:: RAW DATA

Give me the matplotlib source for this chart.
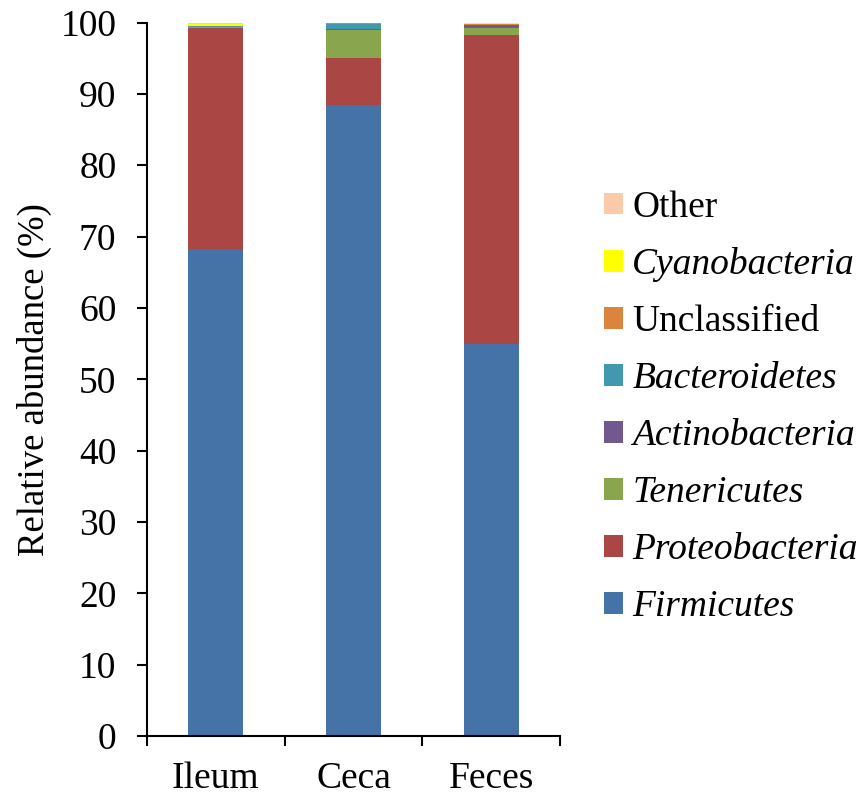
import matplotlib
matplotlib.use("Agg")
import matplotlib.pyplot as plt
from matplotlib.patches import Patch

sites = ["Ileum", "Ceca", "Feces"]

phyla = ["Firmicutes", "Proteobacteria", "Tenericutes", "Actinobacteria",
         "Bacteroidetes", "Unclassified", "Cyanobacteria", "Other"]
italic = [True, True, True, True, True, False, True, False]
colors = ["#4572A7", "#AA4643", "#89A54E", "#71588F",
          "#4198AF", "#DB843D", "#FFFF00", "#F9CBAB"]

# relative abundance (%) per site, in phyla order
firmicutes = [68.3, 88.4, 55.0]
proteobacteria = [31.0, 6.6, 43.3]
tenericutes = [0.05, 4.0, 0.9]
actinobacteria = [0.05, 0.15, 0.4]
bacteroidetes = [0.05, 0.7, 0.1]
unclassified = [0.05, 0.05, 0.05]
cyanobacteria = [0.35, 0.0, 0.15]
other = [0.15, 0.1, 0.1]

series = [firmicutes, proteobacteria, tenericutes, actinobacteria,
          bacteroidetes, unclassified, cyanobacteria, other]

plt.rcParams['font.family'] = ['Liberation Serif', 'DejaVu Serif']

fig = plt.figure(figsize=(8.6, 7.99), dpi=100)
ax = fig.add_axes([0.1709, 0.0788, 0.4802, 0.893])

x = list(range(len(sites)))
bottom = [0.0] * len(sites)
for vals, col in zip(series, colors):
    ax.bar(x, vals, width=0.4, bottom=bottom, color=col, linewidth=0)
    bottom = [b + v for b, v in zip(bottom, vals)]

ax.set_xlim(-0.5, 2.5)
ax.set_ylim(0, 100)
ax.set_yticks(range(0, 101, 10))
ax.set_xticks([-0.5, 0.5, 1.5, 2.5])
ax.set_xticklabels([])
ax.set_xticks(x, minor=True)
ax.set_xticklabels(sites, minor=True)
ax.tick_params(axis='x', which='minor', length=0, pad=18, labelsize=27)
ax.tick_params(axis='x', which='major', direction='out', length=7, width=1.5)
ax.tick_params(axis='y', direction='out', length=7, width=1.5, pad=15, labelsize=27)

for s in ['top', 'right']:
    ax.spines[s].set_visible(False)
for s in ['left', 'bottom']:
    ax.spines[s].set_linewidth(1.5)

ax.set_ylabel("Relative abundance (%)", fontsize=26.5, labelpad=6)

handles = [Patch(facecolor=c, edgecolor='none') for c in colors][::-1]
labels = phyla[::-1]
leg = fig.legend(handles, labels, loc='center left', bbox_to_anchor=(0.702, 0.49),
                 frameon=False, fontsize=27, handlelength=0.51, handleheight=0.51,
                 handletextpad=0.25, labelspacing=0.6, borderaxespad=0, borderpad=0)
for t, it in zip(leg.get_texts(), italic[::-1]):
    if it:
        t.set_style('italic')

fig.savefig("out.png", dpi=100)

::::

> STATED PROBLEM
Using the material above, return every line exactly as it appears, minus the pictures.

> SOLVED EXERCISE
Give me the matplotlib source for this chart.
import matplotlib
matplotlib.use("Agg")
import matplotlib.pyplot as plt
from matplotlib.patches import Patch

sites = ["Ileum", "Ceca", "Feces"]

phyla = ["Firmicutes", "Proteobacteria", "Tenericutes", "Actinobacteria",
         "Bacteroidetes", "Unclassified", "Cyanobacteria", "Other"]
italic = [True, True, True, True, True, False, True, False]
colors = ["#4572A7", "#AA4643", "#89A54E", "#71588F",
          "#4198AF", "#DB843D", "#FFFF00", "#F9CBAB"]

# relative abundance (%) per site, in phyla order
firmicutes = [68.3, 88.4, 55.0]
proteobacteria = [31.0, 6.6, 43.3]
tenericutes = [0.05, 4.0, 0.9]
actinobacteria = [0.05, 0.15, 0.4]
bacteroidetes = [0.05, 0.7, 0.1]
unclassified = [0.05, 0.05, 0.05]
cyanobacteria = [0.35, 0.0, 0.15]
other = [0.15, 0.1, 0.1]

series = [firmicutes, proteobacteria, tenericutes, actinobacteria,
          bacteroidetes, unclassified, cyanobacteria, other]

plt.rcParams['font.family'] = ['Liberation Serif', 'DejaVu Serif']

fig = plt.figure(figsize=(8.6, 7.99), dpi=100)
ax = fig.add_axes([0.1709, 0.0788, 0.4802, 0.893])

x = list(range(len(sites)))
bottom = [0.0] * len(sites)
for vals, col in zip(series, colors):
    ax.bar(x, vals, width=0.4, bottom=bottom, color=col, linewidth=0)
    bottom = [b + v for b, v in zip(bottom, vals)]

ax.set_xlim(-0.5, 2.5)
ax.set_ylim(0, 100)
ax.set_yticks(range(0, 101, 10))
ax.set_xticks([-0.5, 0.5, 1.5, 2.5])
ax.set_xticklabels([])
ax.set_xticks(x, minor=True)
ax.set_xticklabels(sites, minor=True)
ax.tick_params(axis='x', which='minor', length=0, pad=18, labelsize=27)
ax.tick_params(axis='x', which='major', direction='out', length=7, width=1.5)
ax.tick_params(axis='y', direction='out', length=7, width=1.5, pad=15, labelsize=27)

for s in ['top', 'right']:
    ax.spines[s].set_visible(False)
for s in ['left', 'bottom']:
    ax.spines[s].set_linewidth(1.5)

ax.set_ylabel("Relative abundance (%)", fontsize=26.5, labelpad=6)

handles = [Patch(facecolor=c, edgecolor='none') for c in colors][::-1]
labels = phyla[::-1]
leg = fig.legend(handles, labels, loc='center left', bbox_to_anchor=(0.702, 0.49),
                 frameon=False, fontsize=27, handlelength=0.51, handleheight=0.51,
                 handletextpad=0.25, labelspacing=0.6, borderaxespad=0, borderpad=0)
for t, it in zip(leg.get_texts(), italic[::-1]):
    if it:
        t.set_style('italic')

fig.savefig("out.png", dpi=100)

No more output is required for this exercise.